When Rybolovlev bought the “Salvator Mundi,” in 2013, it had only recently been attributed to da Vinci but was already estimated to be worth tens of millions of dollars. In March of that year, Valette, the Sotheby’s representative, met Bouvier and Rybolovlev at a Central Park West apartment owned by a Rybolovlev family trust, where the men inspected the painting.

In the ensuing weeks, Bouvier wrote to Rybolovlev’s aide to update him on negotiations that Furman later concluded never took place. The seller, Bouvier wrote, had rejected offers of $90 million, $100 million, $120 million and $125 million, before finally accepting $127.5 million.

On May 2, 2013, Bouvier, not Rybolovlev, bought the “Mundi” through Sotheby’s by putting up a painting and cash valued at $83 million. A day later, he sold it to Rybolovlev for $127.5 million, according to court papers.

In early 2015, at a time when Rybolovlev was becoming suspicious, Bouvier asked Sotheby’s for a valuation for the “Mundi.” Valette suggested to a colleague at the auction house that they value the work at $125 million, but the colleague balked, according to the court papers.

In the end, Valette asked the colleague to change the valuation to 100 million euros, or roughly $114 million, Furman found, and to edit the cover letter, “deleting any reference to Bouvier’s earlier purchase of the piece.” While the judge called attention to the alterations, and the jury will hear about them at trial, he ruled that the valuation was not evidence that Sotheby’s was complicit in fraud.

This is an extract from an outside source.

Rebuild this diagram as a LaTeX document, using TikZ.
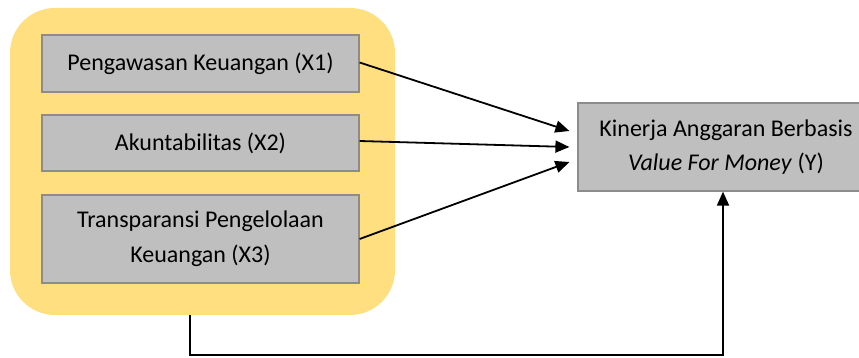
\documentclass[tikz,border=0pt]{standalone}
\usepackage{fontspec}
\setmainfont{Carlito}
\usetikzlibrary{arrows.meta}
\definecolor{yel}{HTML}{FFDF80}
\definecolor{boxgray}{HTML}{BFBFBF}
\definecolor{boxline}{HTML}{8C8C8C}
\tikzset{
  varbox/.style={draw=boxline, line width=1.2pt, fill=boxgray, minimum width=317pt, align=center, inner sep=0pt, font=\fontsize{24}{35}\selectfont},
  ybox/.style={draw=boxline, line width=1.2pt, fill=boxgray, minimum width=296pt, minimum height=88pt, align=center, inner sep=0pt, font=\fontsize{24}{34}\selectfont},
  group/.style={fill=yel, rounded corners=45pt, minimum width=385pt, minimum height=307pt, inner sep=0pt},
  conn/.style={black, line width=1.8pt, -{Triangle[length=14pt,width=12pt]}},
  plainconn/.style={black, line width=1.8pt}
}
\begin{document}
\begin{tikzpicture}[x=1pt,y=-1pt]
\useasboundingbox (0,0) rectangle (859,358);
\node[group] (grp) at (202.5,161.5) {};
\node[varbox, minimum height=57pt] (x1) at (200.5,63.5) {Pengawasan Keuangan (X1)};
\node[varbox, minimum height=56pt] (x2) at (200.5,143) {Akuntabilitas (X2)};
\node[varbox, minimum height=88pt] (x3) at (200.5,239) {Transparansi Pengelolaan\\Keuangan (X3)};
\node[ybox] (y) at (726,147) {Kinerja Anggaran Berbasis\\\textit{Value For Money} (Y)};
\draw[conn] ([yshift=1pt]x1.east) -- ([xshift=-8pt,yshift=16pt]y.west);
\draw[conn] ([yshift=2pt]x2.east) -- ([xshift=-8pt]y.west);
\draw[conn] (x3.east) -- ([xshift=-8pt,yshift=-15pt]y.west);
\coordinate (b0) at (190,315);
\coordinate (b1) at (190,355);
\draw[conn] (b0) -- (b1) -| ([xshift=-3pt]y.south);
\end{tikzpicture}
\end{document}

Rybolovlev later sold the work at Christie’s to a Saudi prince for $450 million, the most ever paid for an artwork at auction.

Experts say the jury trial may provide new guidelines for a more transparent art market.

“There is so much secrecy in the art world that buyers sometimes don’t know the amount of money being made by others in transactions,” said Leila Amineddoleh, an art and cultural heritage lawyer. “So this case will help to clarify the responsibilities and fiduciary duties owed to clients by dealers and auction houses.”